(EXERCISE PROMPT) Give the data below again exactly as written, without its pictures.

##############################

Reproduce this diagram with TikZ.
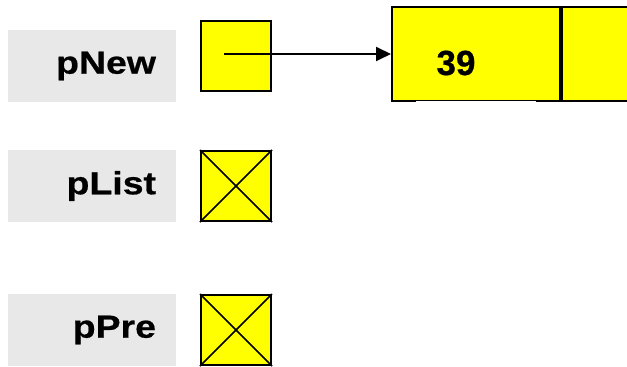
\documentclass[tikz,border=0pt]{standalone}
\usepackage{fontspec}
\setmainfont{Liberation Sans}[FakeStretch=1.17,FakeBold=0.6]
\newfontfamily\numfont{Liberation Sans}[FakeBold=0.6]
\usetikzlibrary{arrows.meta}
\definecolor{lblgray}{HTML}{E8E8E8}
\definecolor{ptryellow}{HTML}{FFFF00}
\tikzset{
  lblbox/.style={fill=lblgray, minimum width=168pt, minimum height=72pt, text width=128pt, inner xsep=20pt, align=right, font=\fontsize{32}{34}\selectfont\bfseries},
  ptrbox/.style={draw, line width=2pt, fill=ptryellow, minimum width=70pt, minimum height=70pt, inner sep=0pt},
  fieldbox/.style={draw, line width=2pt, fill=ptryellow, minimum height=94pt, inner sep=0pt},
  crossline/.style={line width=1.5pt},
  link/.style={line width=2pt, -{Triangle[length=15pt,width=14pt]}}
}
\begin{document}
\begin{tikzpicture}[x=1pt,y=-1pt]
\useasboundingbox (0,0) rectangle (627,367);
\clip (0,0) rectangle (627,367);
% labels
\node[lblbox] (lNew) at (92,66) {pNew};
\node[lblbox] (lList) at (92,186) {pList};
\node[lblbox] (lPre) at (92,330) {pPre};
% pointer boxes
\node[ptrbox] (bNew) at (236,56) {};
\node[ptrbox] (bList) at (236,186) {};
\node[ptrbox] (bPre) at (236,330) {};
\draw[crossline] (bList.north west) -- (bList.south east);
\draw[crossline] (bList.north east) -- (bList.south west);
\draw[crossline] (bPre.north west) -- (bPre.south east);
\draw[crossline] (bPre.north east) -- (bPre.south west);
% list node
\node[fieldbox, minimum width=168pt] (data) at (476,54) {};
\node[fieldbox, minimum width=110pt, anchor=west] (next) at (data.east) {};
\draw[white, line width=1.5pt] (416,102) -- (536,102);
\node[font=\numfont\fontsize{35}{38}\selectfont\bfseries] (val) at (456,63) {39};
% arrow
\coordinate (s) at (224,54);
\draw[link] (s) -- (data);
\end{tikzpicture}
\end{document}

##############################

(THE OUTPUT)
Reproduce this diagram with TikZ.
\documentclass[tikz,border=0pt]{standalone}
\usepackage{fontspec}
\setmainfont{Liberation Sans}[FakeStretch=1.17,FakeBold=0.6]
\newfontfamily\numfont{Liberation Sans}[FakeBold=0.6]
\usetikzlibrary{arrows.meta}
\definecolor{lblgray}{HTML}{E8E8E8}
\definecolor{ptryellow}{HTML}{FFFF00}
\tikzset{
  lblbox/.style={fill=lblgray, minimum width=168pt, minimum height=72pt, text width=128pt, inner xsep=20pt, align=right, font=\fontsize{32}{34}\selectfont\bfseries},
  ptrbox/.style={draw, line width=2pt, fill=ptryellow, minimum width=70pt, minimum height=70pt, inner sep=0pt},
  fieldbox/.style={draw, line width=2pt, fill=ptryellow, minimum height=94pt, inner sep=0pt},
  crossline/.style={line width=1.5pt},
  link/.style={line width=2pt, -{Triangle[length=15pt,width=14pt]}}
}
\begin{document}
\begin{tikzpicture}[x=1pt,y=-1pt]
\useasboundingbox (0,0) rectangle (627,367);
\clip (0,0) rectangle (627,367);
% labels
\node[lblbox] (lNew) at (92,66) {pNew};
\node[lblbox] (lList) at (92,186) {pList};
\node[lblbox] (lPre) at (92,330) {pPre};
% pointer boxes
\node[ptrbox] (bNew) at (236,56) {};
\node[ptrbox] (bList) at (236,186) {};
\node[ptrbox] (bPre) at (236,330) {};
\draw[crossline] (bList.north west) -- (bList.south east);
\draw[crossline] (bList.north east) -- (bList.south west);
\draw[crossline] (bPre.north west) -- (bPre.south east);
\draw[crossline] (bPre.north east) -- (bPre.south west);
% list node
\node[fieldbox, minimum width=168pt] (data) at (476,54) {};
\node[fieldbox, minimum width=110pt, anchor=west] (next) at (data.east) {};
\draw[white, line width=1.5pt] (416,102) -- (536,102);
\node[font=\numfont\fontsize{35}{38}\selectfont\bfseries] (val) at (456,63) {39};
% arrow
\coordinate (s) at (224,54);
\draw[link] (s) -- (data);
\end{tikzpicture}
\end{document}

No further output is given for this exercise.